The reason it’s convenient to express things like this in terms of exactness of squares is that we can also give an explicit combinatorial description of when a given square is exact, allowing us to verify easily that many Kan extensions can be “computed” in terms of others. Here’s the characterization: given a square $$\array{ X & \overset{u}{\to} & Y \\ ^v\downarrow & ^\alpha \swArrow & \downarrow^g \\ Z & \underset{f}{\to} & W }$$ as above, fix some objects $z\in Z$ and $y\in Y$ and form the category $(y/X/z)$ whose objects are triples $(x,y\to u(x), v(x)\to z)$ and whose morphisms are morphisms in $X$ that make the two evident triangles commute. There is a functor $(y/X/z) \to W(g(y),f(z))$ (considering the latter as a discrete category) which takes $(x,y\to u(x), v(x)\to z)$ to the composite $g(y) \to g(u(x)) \to f(v(x)) \to f(z)$. The theorem is that the square $\alpha$ is exact if and only if this functor induces a bijection of connected components. By discreteness of $W(g(y),f(z))$, this is equivalent to saying that for each morphism $\xi\colon g(y) \to f(z)$ in $W$, the subcategory of $(y/X/z)$ consisting of the triples mapping to $\xi$ is connected.

Two different proofs of this characterization of exact squares can be found on the nLab. I leave it to you to verify that the two squares described above satisfy this condition.

Let’s do one more sample computation, which is maybe a bit less trivial. Consider the standard lemma on pullback squares which says that given a diagram $$\array{a & \to & b & \to & c \\ \downarrow & & \downarrow & & \downarrow \\ d & \to & e & \to & f }$$ in which the right-hand square $bcef$ is a pullback, then the left-hand square $abde$ is a pullback if and only if the outer rectangle $acdf$ is a pullback. Let’s prove this using exact squares.
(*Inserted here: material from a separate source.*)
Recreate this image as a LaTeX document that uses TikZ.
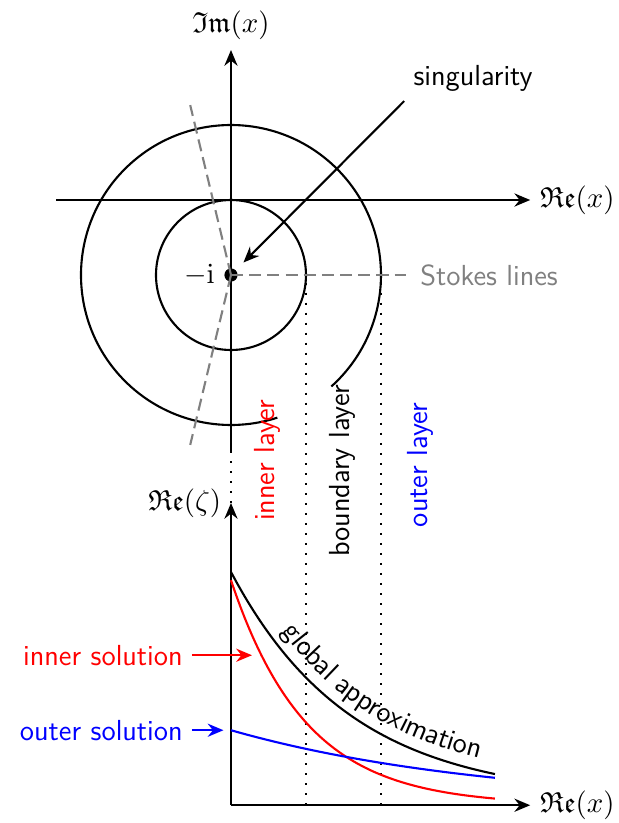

I’ll write $cdef$ for the lower-right L-shaped subcategory of the above diagram shape, and so on, and I’ll leave to you the verification that all the squares that arise are in fact exact.

First of all, since the squares $$\array{cef & \overset{}{\to} & bcef\\ \downarrow && \downarrow\\ cdef & \underset{}{\to} & abcdef} \qquad and \qquad \array{cdf & \overset{}{\to} & acdf\\ \downarrow && \downarrow\\ cdef& \underset{}{\to} & abcdef}$$ are exact, if we start from a $cdef$-diagram and right Kan extend it to a full $abcdef$-diagram, then the right-hand square and outer rectangle must be pullback squares. Moreover, by composition of adjoints, right Kan extension from $cdef$ to $abcdef$ is equivalent to first extending to $bcdef$ and then to $abcdef$, and since the square $$\array{bde & \overset{}{\to} & abde\\ \downarrow && \downarrow\\ bcdef & \underset{}{\to} & abcdef}$$ is exact, the left-hand square in such an extension must also be a pullback.

Now if we start with an $abcdef$-diagram, say $F$, we can restrict it to a $cdef$-diagram and then right Kan-extend it to a new $abcdef$-diagram. If $u\colon cdef \to abcdef$ is the inclusion, then this results in $u_\ast u^\ast F$, and we have a canonical natural transformation $\eta \colon F \to u_\ast u^\ast F$ (the unit of the adjunction $u^\ast \dashv u_\ast$). Since the square $$\array{cdef & \overset{}{\to} & cdef \\ \downarrow && \downarrow\\ cdef & \underset{}{\to} & abcdef}$$ is exact, the counit $u^\ast u_\ast G \to G$ is an isomorphism for any $G$, and in particular for $G=u^\ast F$, from which it follows by the triangle identities that $u^\ast F \to u^\ast u_\ast u^\ast F$ is also an isomorphism — i.e. the components of $\eta\colon F \to u_\ast u^\ast F$ at $c$, $d$, $e$, and $f$ are isomorphisms. Now if the right-hand square of $F$ is a pullback, then the restrictions of $F$ and $u_\ast u^\ast F$ to $bcef$ are both pullback squares; hence since the $cef$-components of $\eta$ are isomorphisms, so is the $b$-component. And if the left-hand square of $F$ is a pullback, then we can play the same game with $abde$ to show that the $a$-component of $\eta$ is an isomorphism, while if the outer rectangle is a pullback, we can play it with $acdf$. Hence in both of these cases, $\eta$ itself is an isomorphism, since all of its components are — and thus the remaining square in $F$ is also a pullback, since we have shown that it is so in $u_\ast u^\ast F$.

This may seem like a slightly roundabout way to prove such a basic lemma. But its merit is that it generalizes directly to any other context in which we have a notion of “Kan extension” and “exact square” — in particular, to derivators. I won’t go into the definition of derivators today, since this post is already too long; you can find it on the nlab and in the references cited there. The most important change, when working with derivators, is that instead of exact squares we have to consider homotopy exact squares, which satisfy the analogous property for all homotopy Kan extensions (a.k.a. Kan extensions in $(\infty,1)$-categories). Being homotopy exact is a stronger property than being merely exact: the corresponding combinatorial characterization says that the functor $(y/X/z) \to W(g(y),f(z))$ induces a weak equivalence of nerves, rather than merely a bijection of connected components. (In fact, one might argue that a priori this is actually a more natural demand – why cut things off at level 0?) Fortunately, in practice it’s often also easy to verify this stronger condition, and all of the exact squares I drew above are actually homotopy exact; thus exactly the same proofs work in any derivator, and hence in any $(\infty,1)$-category.